Review: “The Book of Human Insects” by Osamu Tezuka
Some writers love their characters, and can hardly bear to have anything bad happen to them. Osamu Tezuka, though, is not one of them: particularly in his books for adults, like MW, Ayako, Ode to Kirihito, and Apollo’s Song, he creates profoundly damaged — and damaging — characters, and then sets them up to bounce off each other like frenzied fighting cocks until he’s satisfied.
[[[The Book of Human Insects]]] is another work in that vein, though even more so — its main character is a cuckoo of a woman, who “steals” the creative abilities of every person she comes into contact with, doing what they do just a bit better and more impressive and leaving them wrung out and ruined when she moves on. It’s from that period in Tezuka’s career when he was focusing on comics like this — it was serialized in Play Comic during 1970 and 71, at roughly the same time as Ode and Apollo. And, to be honest, the people that Toshiko Tomura (or any of her many other names) steals from aren’t much better than she is — they’re certainly not innocent, or anything more than slightly better than she is.

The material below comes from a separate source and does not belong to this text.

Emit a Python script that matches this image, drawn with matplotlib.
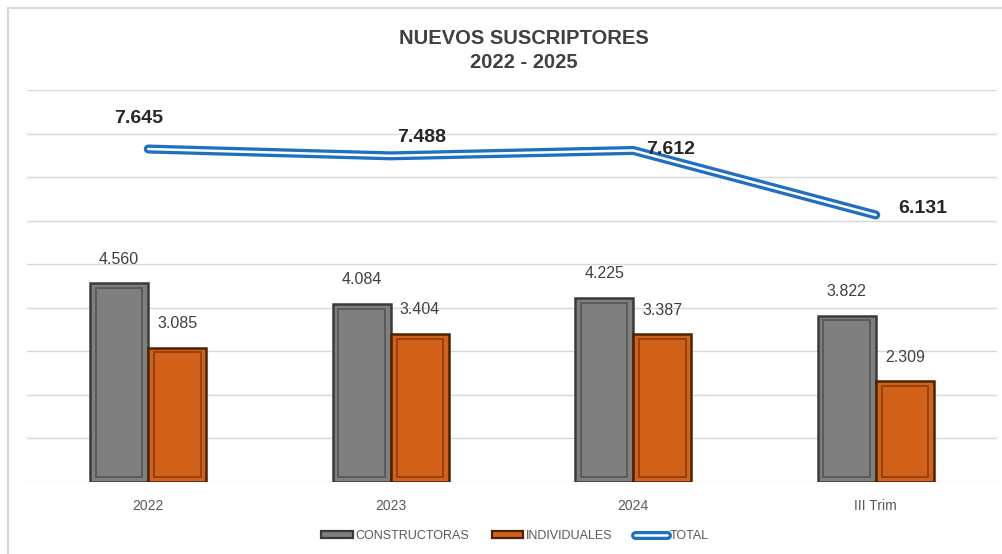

Tomura has just won a major literary award with her first book as Human Insects opens — but, as we come to see, that means it’s time for her to move on, since she can only have one great achievement in any field. (Since they’re not her achievements, really, except in that she takes them and makes them hers.) Human Insects follows Tomura as she stalks forward into new territory, and we also slowly discover the people — men, primarily; this is a story from the early ’70s and could be read as a curdled take on a certain kind of feminism — that she’s already met, seduced, co-opted, and abandoned already.
A Western story of the same era would probably spend a long time psychologizing about Tomura, explaining why she is the way she is, with references to her childhood traumas and whatnot. Tezuka, coming out of a different tradition, just presents Tomura: we see some hints of her past, and she clearly doesn’t have a healthy relationship with that, but there’s none of the deadening “now I’ll explain everything to you” that an American would have felt compelled to include in 1970. Tomura is nasty and manipulative and utterly self-centered: that’s just who she is. And, because that’s who she is, she will win, even when faced with men more powerful and seemingly as ruthless as she is.
Human Insects is not the most pleasant read, in common with Tezuka’s other books of this era: in a world full of scoundrels and bastards, there is only nastiness and back-stabbing. And Human Instincts doesn’t have the supernatural majesty of Ode to Kirihito or the epic family-saga sweep of Ayako (or the pure feral energy of MW), so it’s pleasures are at a more human scale, and driven by schadenfreude and bemused head-shaking. These are nasty people doing nasty things, but we recognize them all: Tezuka makes them all very real nasty people, doing exaggerated, large-scale versions of the kind of petty slights we see every day. Human Insects is a misanthropic book, as you’d expect from the title, but not an unconvincing one.